Parece que una de las características que marca a la sociedad en la que nos ha tocado vivir es el ruido. Vivimos en una sociedad ruidosa y nos hemos acostumbrado tanto al ruido que no podemos pasarnos sin él. ¿Qué hacemos normalmente cuando subimos a un auto? Fíjese. Normalmente después de encender el motor encendemos la radio, si es que no la hemos dejado encendida desde antes. Esta sociedad del ruido en que vivimos nos ha absorbido de tal manera que hemos perdido la capacidad de hacer silencio. Si ni siquiera en la Iglesia guardamos silencio, porque si llegamos antes de la hora y tenemos que esperar un rato, la espera no la hacemos rezando, sino que muchos la hacemos conversando como si estuviéramos en un restaurante. Y cuando el sacerdote se va, seguimos hablando como si estuviéramos en una feria.

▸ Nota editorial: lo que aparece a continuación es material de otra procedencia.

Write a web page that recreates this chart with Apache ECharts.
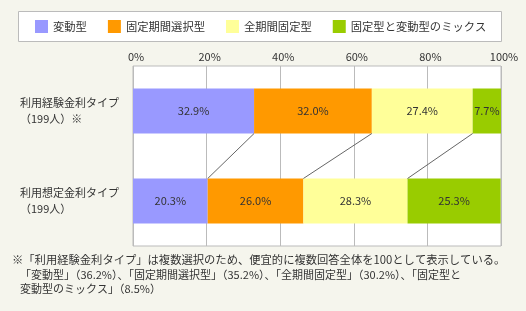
<!DOCTYPE html>
<html>
<head>
<meta charset="utf-8">
<script src="https://cdn.jsdelivr.net/npm/echarts@6/dist/echarts.min.js"></script>
<style>
  html, body { margin: 0; padding: 0; background: #f5f5ed; }
  #chart { width: 526px; height: 311px; }
</style>
</head>
<body>
<div id="chart"></div>
<script>
const categories = ['利用経験金利タイプ\n（199人）※', '利用想定金利タイプ\n（199人）']
const seriesNames = ['変動型', '固定期間選択型', '全期間固定型', '固定型と変動型のミックス']
const experienced = [32.9, 32.0, 27.4, 7.7]
const planned = [20.3, 26.0, 28.3, 25.3]
const xTicks = [0, 20, 40, 60, 80, 100]
const colors = ['#9999ff', '#ff9900', '#ffff99', '#99cc00']

const BAR_W = 45
const FONT = '"Noto Sans CJK JP", "Noto Sans", sans-serif'

function cumulative(arr) {
  let s = 0
  return arr.map(v => (s += v))
}

// boundaries between segments, used for the connector lines
const cumExp = cumulative(experienced)
const cumPlan = cumulative(planned)
const connectors = []
for (let i = 0; i < seriesNames.length - 1; i++) {
  connectors.push([cumExp[i], cumPlan[i], 0])
}

const barSeries = seriesNames.map((name, i) => ({
  name,
  type: 'bar',
  stack: 'total',
  barWidth: BAR_W,
  itemStyle: { color: colors[i] },
  label: {
    show: true,
    position: 'inside',
    color: '#333',
    fontSize: 11,
    fontFamily: FONT,
    formatter: p => p.value.toFixed(1) + '%'
  },
  data: [experienced[i], planned[i]]
}))

const chart = echarts.init(document.getElementById('chart'))

chart.setOption({
  backgroundColor: '#f5f5ed',
  textStyle: { fontFamily: FONT },
  animation: false,
  graphic: [
    {
      type: 'rect',
      shape: { x: 18.5, y: 11.5, width: 483, height: 30 },
      style: { fill: '#fff', stroke: '#bbb', lineWidth: 1 },
      z: -1
    },
    {
      type: 'text',
      left: 12,
      top: 254,
      style: {
        text: '※「利用経験金利タイプ」は複数選択のため、便宜的に複数回答全体を100として表示している。',
        fill: '#333',
        font: '11.3px ' + FONT
      }
    },
    {
      type: 'text',
      left: 20,
      top: 267.5,
      style: {
        text: '「変動型」（36.2%）、「固定期間選択型」（35.2%）、「全期間固定型」（30.2%）、「固定型と\n変動型のミックス」（8.5%）',
        fill: '#333',
        font: '11px ' + FONT,
        lineHeight: 14
      }
    }
  ],
  legend: {
    data: seriesNames,
    left: 35,
    top: 20,
    padding: 0,
    itemWidth: 13,
    itemHeight: 13,
    itemGap: 21,
    icon: 'rect',
    textStyle: { color: '#333', fontSize: 11.3, fontFamily: FONT }
  },
  grid: {
    left: 133,
    right: 25,
    top: 66,
    bottom: 65,
    show: true,
    backgroundColor: '#fff',
    borderColor: '#bbb',
    borderWidth: 1
  },
  xAxis: {
    type: 'value',
    position: 'top',
    min: xTicks[0],
    max: xTicks[xTicks.length - 1],
    interval: 20,
    axisLine: { show: false },
    axisTick: { show: false },
    axisLabel: {
      color: '#333',
      fontSize: 11,
      margin: 4,
      padding: [0, 0, 0, 6],
      formatter: '{value}%'
    },
    splitLine: { lineStyle: { color: '#bbb', width: 1 } }
  },
  yAxis: {
    type: 'category',
    inverse: true,
    data: categories,
    axisLine: { show: false },
    axisTick: { show: false },
    axisLabel: {
      align: 'left',
      margin: 113,
      color: '#333',
      fontSize: 11,
      lineHeight: 16
    }
  },
  series: barSeries.concat([{
    type: 'custom',
    silent: true,
    z: 5,
    encode: { x: [0, 1], y: 2 },
    renderItem(params, api) {
      const a = api.coord([api.value(0), 0])
      const b = api.coord([api.value(1), 1])
      return {
        type: 'line',
        shape: { x1: a[0], y1: a[1] + BAR_W / 2, x2: b[0], y2: b[1] - BAR_W / 2 },
        style: { stroke: '#666', lineWidth: 1 }
      }
    },
    data: connectors
  }])
})
</script>
</body>
</html>
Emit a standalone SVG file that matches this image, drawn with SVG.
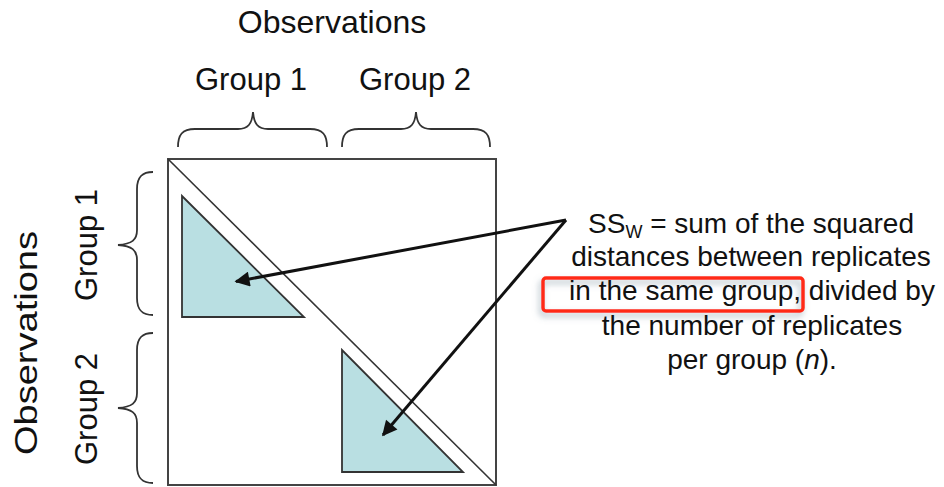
<svg xmlns="http://www.w3.org/2000/svg" width="944" height="487" viewBox="0 0 944 487">
<style>
text{font-family:"Liberation Sans",Arial,sans-serif;fill:#111}
.lab{font-size:31px}
.big{font-size:32px}
.note{font-size:28px;text-anchor:middle}
.brace{fill:none;stroke:#333;stroke-width:1.8}
.tri{fill:#b9dfe2;stroke:#333;stroke-width:1.8}
.frame{fill:#fff;stroke:#444;stroke-width:2}
.arrow{stroke:#111;stroke-width:3;fill:none;marker-end:url(#ah)}
</style>
<defs>
<marker id="ah" viewBox="0 0 10 10" refX="9" refY="5" markerWidth="5.5" markerHeight="5" orient="auto" markerUnits="strokeWidth">
<path d="M0,0 L10,5 L0,10 Z" fill="#111"/>
</marker>
<filter id="sh" x="-10%" y="-40%" width="120%" height="180%">
<feDropShadow dx="-2" dy="4" stdDeviation="3" flood-color="#6f8797" flood-opacity="0.55"/>
</filter>
</defs>
<rect width="944" height="487" fill="#fff"/>

<g id="title-top"><text class="big" x="332" y="33" text-anchor="middle">Observations</text></g>
<g id="col-group1"><text class="lab" x="251" y="90" text-anchor="middle">Group 1</text></g>
<g id="col-group2"><text class="lab" x="415" y="90" text-anchor="middle">Group 2</text></g>
<g id="title-left"><text class="big" transform="translate(37,343) rotate(-90)" text-anchor="middle" textLength="224" lengthAdjust="spacingAndGlyphs">Observations</text></g>
<g id="row-group1"><text class="lab" transform="translate(97,245) rotate(-90)" text-anchor="middle">Group 1</text></g>
<g id="row-group2"><text class="lab" transform="translate(97,409) rotate(-90)" text-anchor="middle">Group 2</text></g>

<g id="braces">
<path class="brace" d="M178,147 C178,135 182,129 195,129 L238,129 C248,129 252,124 253,112 C254,124 258,129 268,129 L310,129 C323,129 327,135 327,147"/>
<path class="brace" d="M342,147 C342,135 346,129 359,129 L401,129 C411,129 415,124 416,112 C417,124 421,129 431,129 L473,129 C486,129 490,135 490,147"/>
<path class="brace" d="M153,172 C143,172 137,176 137,189 L137,230 C137,240 132,244 118,245 C132,246 137,250 137,260 L137,298 C137,311 143,315 153,315"/>
<path class="brace" d="M153,333 C143,333 137,337 137,350 L137,393 C137,403 132,407 118,408 C132,409 137,413 137,423 L137,466 C137,479 143,483 153,483"/>
</g>

<g id="matrix">
<rect class="frame" x="168" y="159" width="328" height="326"/>
<line x1="168" y1="159" x2="496" y2="485" stroke="#333" stroke-width="1.6"/>
</g>
<g id="triangle1"><polygon class="tri" points="182,196 182,317 304,317"/></g>
<g id="triangle2"><polygon class="tri" points="342,350 342,472 463,472"/></g>

<g id="connectors">
<line class="arrow" x1="566" y1="220" x2="236" y2="281.5"/>
<line class="arrow" x1="566" y1="220" x2="383" y2="435"/>
</g>

<g id="highlight"><rect x="543" y="278" width="260" height="33" rx="3" fill="none" stroke="#ff2a14" stroke-width="3.5" filter="url(#sh)"/></g>

<g id="note">
<text class="note" x="751" y="233">SS<tspan font-size="18" dy="5">W</tspan><tspan dy="-5"> = sum of the squared</tspan></text>
<text class="note" x="751" y="266">distances between replicates</text>
<text class="note" x="752" y="300">in the same group, divided by</text>
<text class="note" x="752" y="335">the number of replicates</text>
<text class="note" x="752" y="369">per group (<tspan font-style="italic">n</tspan>).</text>
</g>
</svg>
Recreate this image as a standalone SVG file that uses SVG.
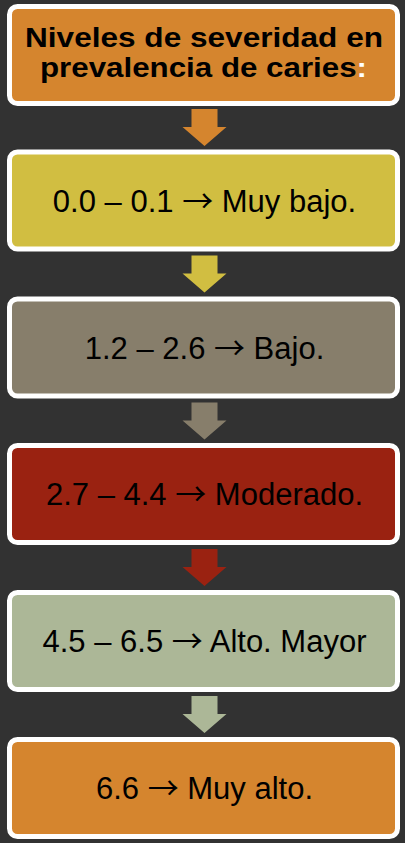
<svg xmlns="http://www.w3.org/2000/svg" width="405" height="843" viewBox="0 0 405 843">
<style>
.box{stroke:#FFFFFF;stroke-width:5}
.t{font-family:"Liberation Sans",Arial,sans-serif;font-size:31px;fill:#000000;text-anchor:middle}
.ar{font-family:"Noto Sans CJK JP","Liberation Sans",sans-serif}
.title{font-family:"Liberation Sans",Arial,sans-serif;font-size:27px;font-weight:bold;fill:#000000}
</style>
<rect width="405" height="843" fill="#323232"/>
<g id="connectors">
<polygon fill="#D5852E" points="191.5,109 217.5,109 217.5,127 226.5,127 204.5,146 182.5,127 191.5,127"/>
<polygon fill="#D1BE41" points="191.5,255.5 217.5,255.5 217.5,273.5 226.5,273.5 204.5,292.5 182.5,273.5 191.5,273.5"/>
<polygon fill="#877E6B" points="191.5,402.5 217.5,402.5 217.5,420.5 226.5,420.5 204.5,439.5 182.5,420.5 191.5,420.5"/>
<polygon fill="#9A2211" points="191.5,549 217.5,549 217.5,567 226.5,567 204.5,586 182.5,567 191.5,567"/>
<polygon fill="#ACB797" points="191.5,696 217.5,696 217.5,714 226.5,714 204.5,733 182.5,714 191.5,714"/>
</g>
<g id="node-title">
<rect class="box" x="9.5" y="6.5" width="388" height="97" rx="8" fill="#D5852E"/>
<text class="title" x="25" y="47" textLength="358" lengthAdjust="spacingAndGlyphs">Niveles de severidad en</text>
<text class="title" x="40" y="77" textLength="327" lengthAdjust="spacingAndGlyphs">prevalencia de caries<tspan fill="#FFFFFF">:</tspan></text>
</g>
<g id="node-muy-bajo">
<rect class="box" x="9.5" y="152" width="388" height="97" rx="8" fill="#D1BE41"/>
<text class="t" x="204.5" y="211.7">0.0 – 0.1 <tspan class="ar">→</tspan> Muy bajo.</text>
</g>
<g id="node-bajo">
<rect class="box" x="9.5" y="299" width="388" height="97" rx="8" fill="#877E6B"/>
<text class="t" x="204.5" y="358.5">1.2 – 2.6 <tspan class="ar">→</tspan> Bajo.</text>
</g>
<g id="node-moderado">
<rect class="box" x="9.5" y="445.5" width="388" height="97" rx="8" fill="#9A2211"/>
<text class="t" x="204.5" y="505">2.7 – 4.4 <tspan class="ar">→</tspan> Moderado.</text>
</g>
<g id="node-alto">
<rect class="box" x="9.5" y="592.5" width="388" height="97" rx="8" fill="#ACB797"/>
<text class="t" x="204.5" y="652">4.5 – 6.5 <tspan class="ar">→</tspan> Alto. Mayor</text>
</g>
<g id="node-muy-alto">
<rect class="box" x="9.5" y="739.5" width="388" height="97" rx="8" fill="#D5852E"/>
<text class="t" x="204.5" y="799">6.6 <tspan class="ar">→</tspan> Muy alto.</text>
</g>
</svg>
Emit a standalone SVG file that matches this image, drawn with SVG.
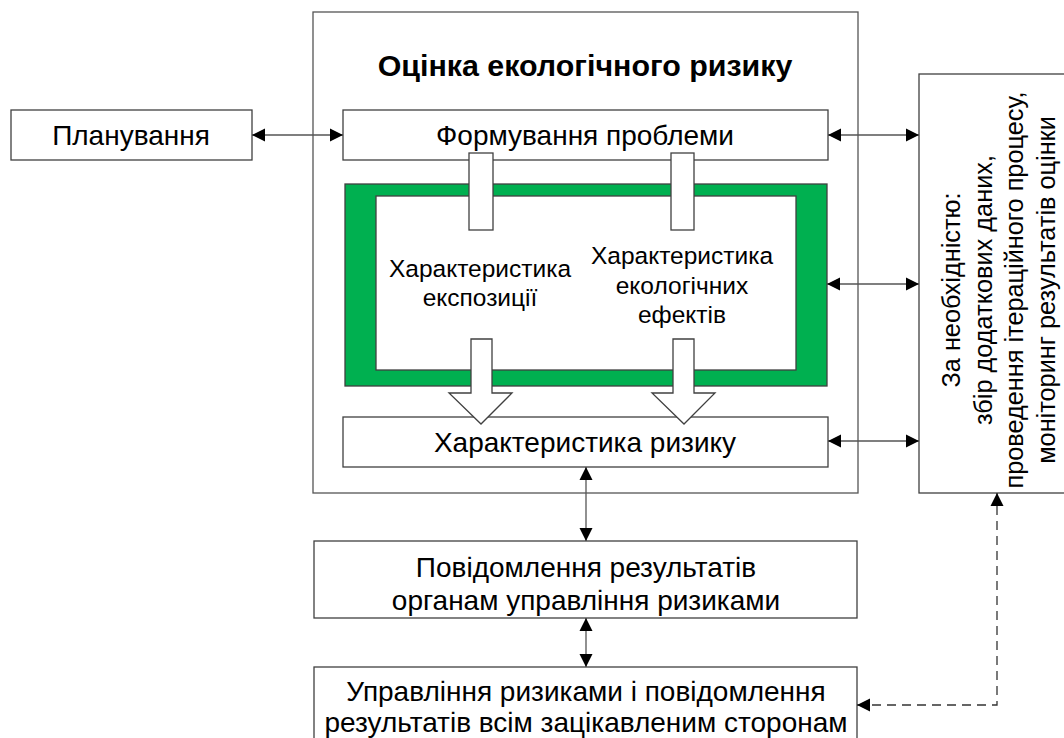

Esta falta de silencio en nuestra vida cotidiana tiene una incidencia directa en nuestra vida espiritual: ¡hay tanto ruido en nosotros que no podemos escuchar a Dios! Porque Dios habla en el silencio. Se acordará usted que cuando Dios quiso hablar al profeta Elias le pidió que se retirara al monte Horeb donde el profeta se puso en oración. Y vino un huracán tan violento que hendía las montañas y quebrantaba las rocas, pero no estaba Dios en el huracán; vino después un temblor de tierra y tampoco estaba Dios allí, como tampoco estuvo en un fuego que vino después; pero cuando vino el susurro de una brisa suave el profeta se dio cuenta que allí sí que estaba Dios (1 R 19, 9-13). Y cuando Dios quiso hacerse hombre escogió el silencio de una noche. El hombre, pues, necesita del silencio y no sólo para escuchar la voz de Dios, sino por simple sanidad mental; necesitamos, para nuestro equilibrio psíquico y emocional, espacios de silencio en nuestras vidas.
Hace casi mil años, un hombre culto y enamorado de Dios, cansado del ruido en que vivía, decidió radicarse en un lugar lejano para dedicarse a la oración y la penitencia. Ese hombre pasó a la historia como san Bruno y fue el fundador de la Gran Cartuja. Son los cartujos, que no cartuchos, hombres que se aíslan totalmente del mundo para rezar y hacer penitencia por la Iglesia y por el mundo entero. Su vida es el silencio. No hablan entre ellos, sino que una vez a la semana, durante el paseo de cuatro horas que tienen todos juntos los días lunes después del almuerzo, y el rato de recreación el domingo. El resto del tiempo lo pasan en oración, trabajo y penitencia. Es cierto que se trata de una vida rigurosa para la cual se necesita una particular vocación de Dios. Pero también es cierto que, sin ser cartujos, necesitamos de espacios de silencio y tanto los necesitamos que los echamos de menos.
Se ha estrenado en Europa en estas semanas una película que se llama “El gran silencio”. El director de la misma había tomado contacto con los cartujos de la Gran Cartuja hace unos diez años para hacer una película sobre la vida de estos monjes. En esa oportunidad no se realizó porque, según se le dijo, los tiempos aún no estaban maduros para ello. Hace un año el director volvió a pedirlo y esta vez se le autorizó y durante seis meses vivió con los monjes, participando de su vida cotidiana. El resultado es esta película en que no se habla ni una sola palabra. El gran protagonista de la misma es, precisamente, el silencio. Y para sorpresa de muchos, ha sido un éxito total. Durante la primera semana de exhibición en Alemania ya había superado a Harry Potter y todo indica que será un éxito de taquilla.
Es que, como le decía, necesitamos espacios de silencio en nuestras vidas y cuando no lo tenemos, lo añoramos. Y usted ¿cómo anda de silencio? No me refiero al gran silencio, porque ni usted ni yo podemos hacerlo. Pero le sugiero que haga pequeños espacios de silencio en su vida. Usted se va a sentir mucho mejor y mejor será su relación con los demás.